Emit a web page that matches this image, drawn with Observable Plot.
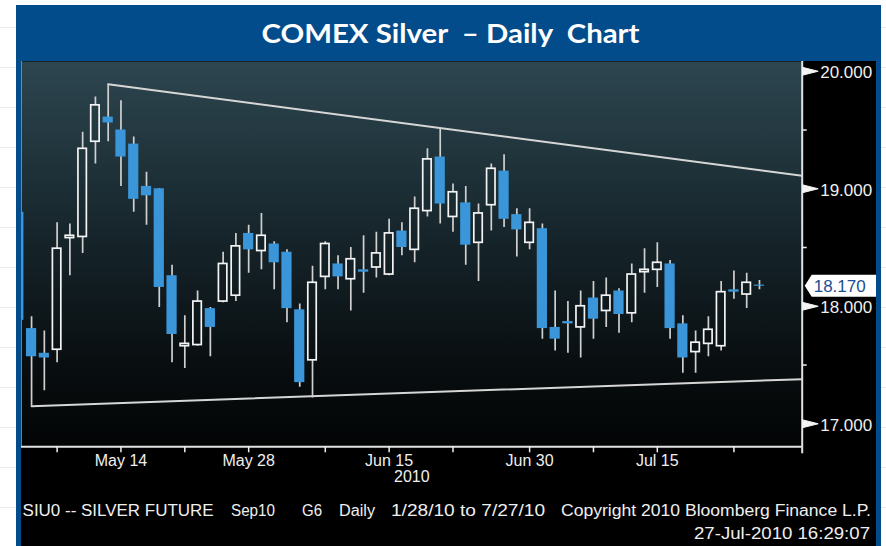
<!DOCTYPE html>
<html>
<head>
<meta charset="utf-8">
<script src="https://cdn.jsdelivr.net/npm/d3@7"></script>
<script src="https://cdn.jsdelivr.net/npm/@observablehq/plot@0.6"></script>
<style>
  html, body { margin: 0; padding: 0; }
  body { width: 886px; height: 546px; overflow: hidden; position: relative; background: #fff;
    background-image: repeating-linear-gradient(to bottom, transparent 0 27px, #e9e9e9 27px 28px, transparent 28px 40px); }
  #frame { position: absolute; left: 16px; top: 5px; width: 865px; height: 541px; background: #024c8c; }
  #titlebox { position: absolute; left: 16px; top: 5px; }
  #panel { position: absolute; left: 21px; top: 61px; width: 855px; height: 485px; background: #000; }
  #chart { position: absolute; left: 0; top: 0; }
  #footer { position: absolute; left: 0; top: 434px; }
  svg text.t { white-space: pre; }
</style>
</head>
<body>
<div id="frame"></div>
<svg id="titlebox" width="865" height="56"></svg>
<div id="panel">
  <div id="chart"></div>
  <svg id="footer" width="855" height="51"></svg>
</div>
<script>
// ---------------- data ----------------
const titleText = "COMEX Silver  \u2013 Daily  Chart";

const dates = [
  "2010-05-04","2010-05-05","2010-05-06","2010-05-07","2010-05-10","2010-05-11","2010-05-12","2010-05-13","2010-05-14",
  "2010-05-17","2010-05-18","2010-05-19","2010-05-20","2010-05-21","2010-05-24","2010-05-25","2010-05-26","2010-05-27","2010-05-28",
  "2010-06-01","2010-06-02","2010-06-03","2010-06-04","2010-06-07","2010-06-08","2010-06-09","2010-06-10","2010-06-11",
  "2010-06-14","2010-06-15","2010-06-16","2010-06-17","2010-06-18","2010-06-21","2010-06-22","2010-06-23","2010-06-24","2010-06-25",
  "2010-06-28","2010-06-29","2010-06-30","2010-07-01","2010-07-02","2010-07-06","2010-07-07","2010-07-08","2010-07-09",
  "2010-07-12","2010-07-13","2010-07-14","2010-07-15","2010-07-16","2010-07-19","2010-07-20","2010-07-21","2010-07-22","2010-07-23",
  "2010-07-26","2010-07-27"
];
const open = [
  18.80,17.81,17.60,17.63,18.58,18.59,19.40,19.61,19.50,
  19.38,19.02,19.00,18.26,17.66,17.67,17.98,18.04,18.09,18.62,
  18.47,18.53,18.46,17.97,17.54,18.25,18.36,18.23,18.31,
  18.33,18.27,18.64,18.48,18.81,19.27,18.76,18.88,18.54,18.86,
  19.15,18.78,18.54,18.66,17.82,17.87,17.82,18.07,17.96,
  18.13,17.94,18.29,18.31,18.36,17.85,17.61,17.68,17.66,18.14,
  18.10,18.18
];
const high = [
  18.80,17.91,17.79,18.71,18.70,19.48,19.78,19.89,19.75,
  19.44,19.14,19.00,18.35,17.92,18.13,17.99,18.46,18.62,18.69,
  18.79,18.55,18.48,18.02,18.34,18.55,18.43,18.50,18.60,
  18.63,18.74,18.71,18.93,19.34,19.51,19.04,19.02,18.87,19.21,
  19.29,18.83,18.83,18.70,18.13,18.04,18.13,18.21,18.24,
  18.15,18.36,18.49,18.54,18.39,17.92,17.79,17.91,18.21,18.30,
  18.28,18.22
];
const low = [
  17.88,17.15,17.28,17.52,18.26,18.45,19.21,19.40,19.02,
  18.80,18.69,17.99,17.52,17.47,17.66,17.57,18.03,18.04,18.28,
  18.31,18.14,17.86,17.31,17.22,18.14,18.14,17.96,18.11,
  18.24,18.26,18.43,18.37,18.76,18.70,18.63,18.35,18.21,18.64,
  18.67,18.42,18.48,17.72,17.62,17.60,17.56,17.72,17.82,
  17.77,17.86,18.11,18.16,17.72,17.43,17.43,17.57,17.62,18.06,
  17.98,18.14
];
const close = [
  17.88,17.57,17.56,18.49,18.60,19.34,19.71,19.56,19.27,
  18.91,18.94,18.16,17.76,17.68,18.04,17.82,18.36,18.51,18.48,
  18.60,18.37,17.98,17.35,18.20,18.53,18.25,18.40,18.29,
  18.45,18.62,18.50,18.83,19.25,18.87,18.97,18.52,18.79,19.17,
  18.74,18.65,18.71,17.81,17.72,17.85,18.00,17.89,18.09,
  17.93,18.27,18.31,18.37,17.81,17.56,17.69,17.80,18.12,18.12,
  18.20,18.17
];

// trendlines (x in trading-day index, y in price)
const upperTrendX = [7, 61.35];
const upperTrendY = [19.89, 19.11];
const lowerTrendX = [1, 61.35];
const lowerTrendY = [17.15, 17.38];

// axis ticks
const tickDates = ["2010-05-07","2010-05-14","2010-05-21","2010-05-28","2010-06-08","2010-06-15",
                   "2010-06-22","2010-06-30","2010-07-08","2010-07-15","2010-07-23"];
const labelDates = ["2010-05-14","2010-05-28","2010-06-15","2010-06-30","2010-07-15"];
const labelTexts = ["May 14","May 28","Jun 15","Jun 30","Jul 15"];
const yearLabel = "2010";
const yTicks = [17, 18, 19, 20];
const yMinorTicks = [17.5, 18.5, 19.5];
const xDomain = [0.2114, 61.346];
const yDomain = [16.804, 20.083];

const footerLine1 = ["SIU0 -- SILVER FUTURE", "Sep10", "G6", "Daily", "1/28/10 to 7/27/10", "Copyright 2010 Bloomberg Finance L.P."];
const footerLine2 = "27-Jul-2010 16:29:07";

// ---------------- build ----------------
const data = dates.map((d, i) => ({i, date: d, o: open[i], h: high[i], l: low[i], c: close[i]}));
const up = data.filter(d => d.c >= d.o);
const down = data.filter(d => d.c < d.o);
const upper = upperTrendX.map((x, k) => ({x, y: upperTrendY[k]}));
const lower = lowerTrendX.map((x, k) => ({x, y: lowerTrendY[k]}));
const tickIdx = tickDates.map(d => dates.indexOf(d));
const labelAt = new Map(labelDates.map((d, k) => [dates.indexOf(d), labelTexts[k]]));
const lastPrice = close[close.length - 1];

const FONT = "'Liberation Sans', Arial, sans-serif";
const WHITE = "#efefef";
const BLUE = "#3a96d8";

function gradientDefs() {
  const defs = d3.create("svg:defs");
  const lg = defs.append("linearGradient").attr("id", "bgGrad")
    .attr("x1", 0).attr("y1", 0).attr("x2", 0).attr("y2", 1);
  [[0, "#2d4650"], [0.45, "#16252b"], [0.8, "#080d0f"], [1, "#030505"]].forEach(([o, c]) =>
    lg.append("stop").attr("offset", o).attr("stop-color", c));
  return defs.node();
}

function priceTag(index, scales, values, dims) {
  const y = scales.y(lastPrice);
  const x0 = dims.width - dims.marginRight + 3;
  const g = d3.create("svg:g");
  g.append("path")
    .attr("d", `M${x0},${y}L${x0 + 7},${y - 11}H${dims.width}V${y + 11}H${x0 + 7}Z`)
    .attr("fill", "#ffffff");
  g.append("text")
    .attr("x", x0 + 9).attr("y", y).attr("dy", "0.36em")
    .attr("text-anchor", "start")
    .attr("fill", "#1d4f91").attr("font-size", 17).attr("font-family", FONT)
    .text(lastPrice.toFixed(3));
  return g.node();
}

const chart = Plot.plot({
  width: 855,
  height: 434,
  marginLeft: 0,
  marginRight: 74.3,
  marginTop: 0,
  marginBottom: 48.7,
  x: {type: "linear", domain: xDomain, label: null},
  y: {type: "linear", domain: yDomain, label: null},
  style: {background: "transparent", color: WHITE, fontFamily: FONT, fontSize: "16px", overflow: "visible"},
  marks: [
    gradientDefs,
    Plot.frame({fill: "url(#bgGrad)", stroke: null}),
    Plot.ruleX([xDomain[0]], {stroke: "#a9b4b8", strokeOpacity: 0.7, strokeWidth: 1}),
    Plot.line(upper, {x: "x", y: "y", stroke: "#d6d6d6", strokeWidth: 2, clip: true}),
    Plot.line(lower, {x: "x", y: "y", stroke: "#d6d6d6", strokeWidth: 2, clip: true}),
    // wicks
    Plot.ruleX(down, {x: "i", y1: "l", y2: "h", stroke: "#d0d0d0", strokeWidth: 1.7, clip: true}),
    Plot.ruleX(up, {x: "i", y1: "c", y2: "h", stroke: "#d0d0d0", strokeWidth: 1.7, clip: true}),
    Plot.ruleX(up, {x: "i", y1: "l", y2: "o", stroke: "#d0d0d0", strokeWidth: 1.7, clip: true}),
    // bodies
    Plot.rect(down, {x1: d => d.i - 0.4, x2: d => d.i + 0.4, y1: "o", y2: "c", fill: BLUE, clip: true}),
    Plot.rect(up, {x1: d => d.i - 0.33, x2: d => d.i + 0.33, y1: "o", y2: "c", fill: "none", stroke: "#f4f4f4", strokeWidth: 1.7, clip: true}),
    // frame borders
    Plot.ruleY([yDomain[0]], {stroke: "#e2e2e2", strokeWidth: 2}),
    Plot.ruleX([xDomain[1]], {stroke: "#e2e2e2", strokeWidth: 2, insetBottom: -7}),
    // x axis
    Plot.axisX(tickIdx, {anchor: "bottom", tickSize: 6, tickPadding: 2, strokeWidth: 1.5,
      tickFormat: i => labelAt.get(i) ?? "", fontSize: 16, label: null}),
    Plot.text([yearLabel], {frameAnchor: "bottom", dy: 35, fontSize: 16, fill: WHITE}),
    // y axis
    Plot.axisY(yMinorTicks, {anchor: "right", tickSize: 4, tickFormat: () => "", strokeWidth: 1.5, label: null}),
    Plot.vector(yTicks, {y: d => d, frameAnchor: "right", shape: "spike", rotate: 90, length: 16, r: 4,
      anchor: "start", fill: "#f4f4f4", stroke: "#f4f4f4", strokeWidth: 1}),
    Plot.axisY(yTicks, {anchor: "right", tickSize: 0, tickPadding: 18, dy: 1.5,
      tickFormat: d => d.toFixed(3), fontSize: 17, label: null}),
    priceTag
  ]
});
document.getElementById("chart").appendChild(chart);

// title
const tsvg = d3.select("#titlebox");
tsvg.append("text").attr("class", "t")
  .attr("x", 434.5).attr("y", 38).attr("text-anchor", "middle")
  .attr("fill", "#ffffff").attr("font-family", "Lato, 'Open Sans', sans-serif")
  .attr("font-weight", 700).attr("font-size", 26)
  .attr("textLength", 378).attr("lengthAdjust", "spacingAndGlyphs")
  .text(titleText);

// footer
const fsvg = d3.select("#footer");
const footX = [1.6, 210, 281, 318, 370, 540];
const footW = [191, 44, 20, 36, 154, 310];
footerLine1.forEach((s, k) => {
  fsvg.append("text").attr("class", "t").attr("x", footX[k]).attr("y", 21)
    .attr("fill", WHITE).attr("font-family", FONT).attr("font-size", 16)
    .attr("textLength", footW[k]).attr("lengthAdjust", "spacingAndGlyphs").text(s);
});
fsvg.append("text").attr("class", "t").attr("x", 849).attr("y", 44).attr("text-anchor", "end")
  .attr("fill", WHITE).attr("font-family", FONT).attr("font-size", 16)
  .attr("textLength", 176).attr("lengthAdjust", "spacingAndGlyphs").text(footerLine2);
</script>
</body>
</html>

★ ★ ★

→ **Instruction**:
Scan the material for lines with the word "image", and copy each line you find.

→ **The solution**:
Emit a web page that matches this image, drawn with Observable Plot.
    background-image: repeating-linear-gradient(to bottom, transparent 0 27px, #e9e9e9 27px 28px, transparent 28px 40px); }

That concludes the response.